Le gouvernement libéral a aussi demandé à la commission Chamberland de démêler « les allégations d’interventions politiques auprès des corps de police de nature à compromettre » le privilège qui protège l’identité des sources journalistiques.

Il y a fort à parier que les trois commissaires décortiqueront l’entretien téléphonique du 10 septembre 2013 durant lequel le ministre péquiste Stéphane Bergeron avait questionné le directeur général de la SQ, Mario Laprise, sur le « coulage d’information confidentielle » à l’égard de la « surveillance électronique » dont le président de la FTQ, Michel Arsenault, avait fait l’objet.

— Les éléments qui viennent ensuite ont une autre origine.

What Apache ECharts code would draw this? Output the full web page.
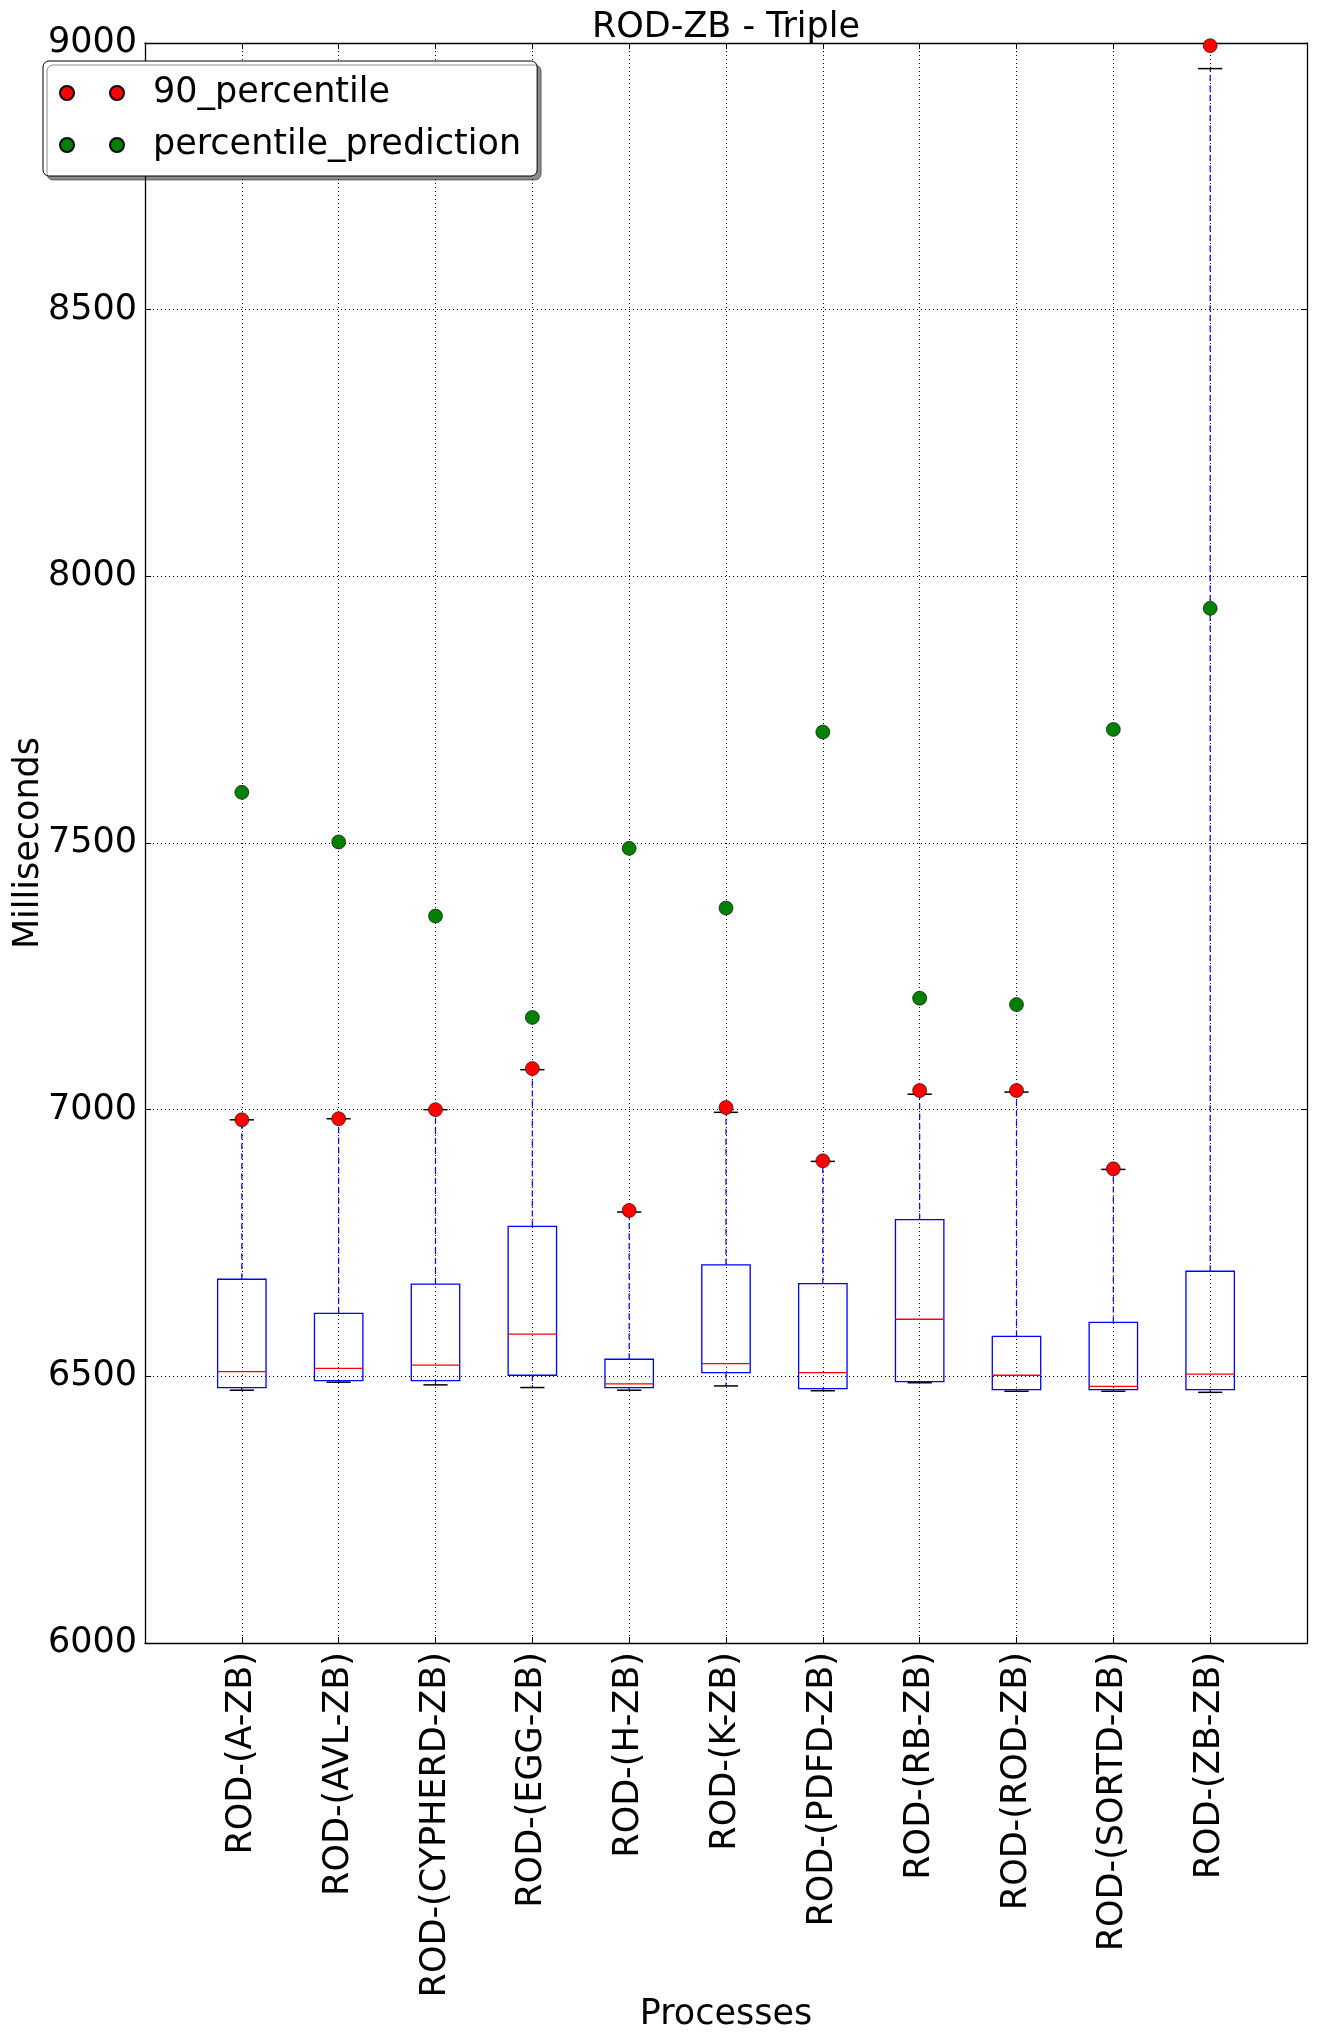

Déterminé à trouver la source de ces fuites, l’état-major de la SQ avait alors demandé et obtenu des piles de relevés d’appels téléphoniques de six reporters, dont les journalistes d’enquête Alain Gravel, Marie-Maude Denis et Isabelle Richer. Le Parti québécois souhaite connaître la « vérité » sur ce cas, mais également sur « le cas de M. Dutil ». En 2012, le ministre libéral Robert Dutil avait demandé à la SQ d’enquêter sur une fuite d’informations confidentielles concernant l’affaire Ian Davidson.

La ministre Stéphanie Vallée a invité la Commission d’enquête à dévoiler son rapport final et ses recommandations dans les « meilleurs délais et au plus tard » dans 15 mois et demi, c’est-à-dire le 1er mars 2018. « C’est quand même un échéancier qui est raisonnable », a-t-elle soutenu à la presse.

Le gouvernement a fixé un délai trop long, selon les partis d’opposition. « Les dirigeants de la Sûreté du Québec [et du Service de police de la Ville de Montréal] pourront encore s’asseoir sur le fait qu’en attendant les recommandations, c’est “ business as usual ”, et ça, c’est inacceptable », a dit le député solidaire Amir Khadir.

D’autre part, le gouvernement a précisé mercredi qu’« aucun blâme » ou « aucune conclusion ou recommandation à l’égard de la responsabilité civile, pénale ou criminelle de personnes ou d’organisations » ne devront apparaître dans le rapport de la commission Chamberland. « C’est une clause standard », a fait valoir Mme Vallée, pointant le mandat de la Commission d’enquête nationale sur les femmes et les filles autochtones disparues et assassinées. Ce ne fut toutefois pas le cas pour la commission Charbonneau ou encore la commission Johnson.